Find \(f^{-1}(x)\)
🎥 Video Explanation
📝 Question
Let \(A=\{x\in\mathbb{R}:x\ge1\}\).
\[ f(x)=2^x(x-1) \]
Find \(f^{-1}(x)\).
✅ Solution
🔹 Step 1: Let \(y=f(x)\)
\[ y=2^x(x-1) \] —
🔹 Step 2: Try Substitution
Let \(t=x-1\) ⇒ \(x=t+1\)
\[ y=2^{t+1}\cdot t = 2\cdot 2^t \cdot t \]
\[ \frac{y}{2}=t\cdot 2^t \] —
🔹 Step 3: Recognize Form
This is of the form:
\[ t\cdot 2^t = k \]
This cannot be solved using elementary algebra.
—🔹 Step 4: Use Lambert W Function
Rewrite:
\[ t\cdot e^{t\ln2}=\frac{y}{2} \]
\[ (t\ln2)\,e^{t\ln2}=\frac{y\ln2}{2} \]
\[ t\ln2 = W\!\left(\frac{y\ln2}{2}\right) \]
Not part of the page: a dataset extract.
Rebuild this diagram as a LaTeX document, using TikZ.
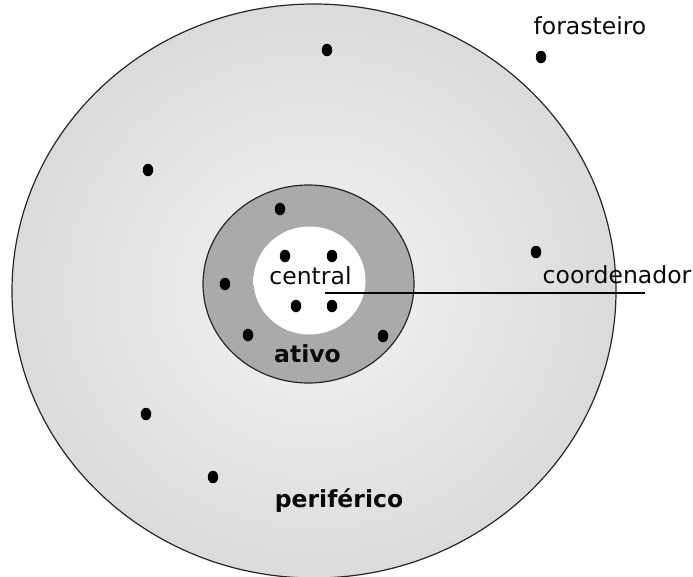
\documentclass[tikz,border=0pt]{standalone}
\usepackage{fontspec}
\setmainfont{DejaVu Sans}
\usetikzlibrary{shapes.geometric}
\definecolor{ringgray}{RGB}{170,170,170}
\definecolor{outeredge}{RGB}{194,194,194}
\definecolor{outercenter}{RGB}{238,238,238}
\definecolor{inkc}{RGB}{10,10,10}
\pgfdeclareradialshading{outershade}{\pgfpoint{0bp}{0bp}}{color(0bp)=(outercenter); color(6bp)=(outercenter); color(50bp)=(outeredge)}
\pgfdeclareradialshading{innershade}{\pgfpoint{0bp}{0bp}}{color(0bp)=(white); color(41bp)=(white); color(50bp)=(ringgray)}
\tikzset{
  dot/.style={ellipse, fill=black, minimum width=10.5pt, minimum height=12.5pt, inner sep=0pt},
  lbl/.style={anchor=base, inner sep=0pt, text=inkc, font=\fontsize{23.5}{28}\selectfont},
  blbl/.style={lbl, font=\fontsize{23.5}{28}\selectfont\bfseries},
  ring/.style={ellipse, inner sep=0pt, draw=black!85, line width=1.2pt}
}
\begin{document}
\begin{tikzpicture}[x=1pt,y=-1pt]
\useasboundingbox (0,0) rectangle (693,576);
\node[ring, shading=outershade, minimum width=604pt, minimum height=574pt] (outer) at (314,291) {};
\node[ring, fill=ringgray, minimum width=211pt, minimum height=198pt] (active) at (308.5,284) {};
\node[ellipse, inner sep=0pt, shading=innershade, minimum width=112pt, minimum height=108pt] (core) at (309.5,280.5) {};
% dots
\node[dot] (p1) at (327,50) {};
\node[dot] (p2) at (148,170) {};
\node[dot] (p3) at (536,252) {};
\node[dot] (p4) at (146,414) {};
\node[dot] (p5) at (213,477) {};
\node[dot] (f1) at (541,57) {};
\node[dot] (a1) at (280,209) {};
\node[dot] (a2) at (225,284) {};
\node[dot] (a3) at (248,335) {};
\node[dot] (a4) at (383,336) {};
\node[dot] (c1) at (285,256) {};
\node[dot] (c2) at (332,256) {};
\node[dot] (c3) at (296,306) {};
\node[dot] (c4) at (332,306) {};
% connector
\coordinate (lineStart) at (325,292.5);
\coordinate (lineEnd) at (645,292.5);
\draw[line width=2pt, black] (lineStart) -- (lineEnd);
% labels
\node[lbl] (tcentral) at (310.5,284) {central};
\node[blbl] (tativo) at (307.5,362) {ativo};
\node[blbl] (tperif) at (339,507) {periférico};
\node[lbl] (tforas) at (590,34) {forasteiro};
\node[lbl] (tcoord) at (617,283) {coordenador};
\end{tikzpicture}
\end{document}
\[ t=\frac{1}{\ln2}W\!\left(\frac{y\ln2}{2}\right) \]
—🔹 Step 5: Back Substitute
\[ x=t+1 \]
\[ f^{-1}(x)=1+\frac{1}{\ln2}W\!\left(\frac{x\ln2}{2}\right) \] —
🔹 Final Answer
\[ \boxed{f^{-1}(x)=1+\frac{1}{\ln2}W\!\left(\frac{x\ln2}{2}\right)} \]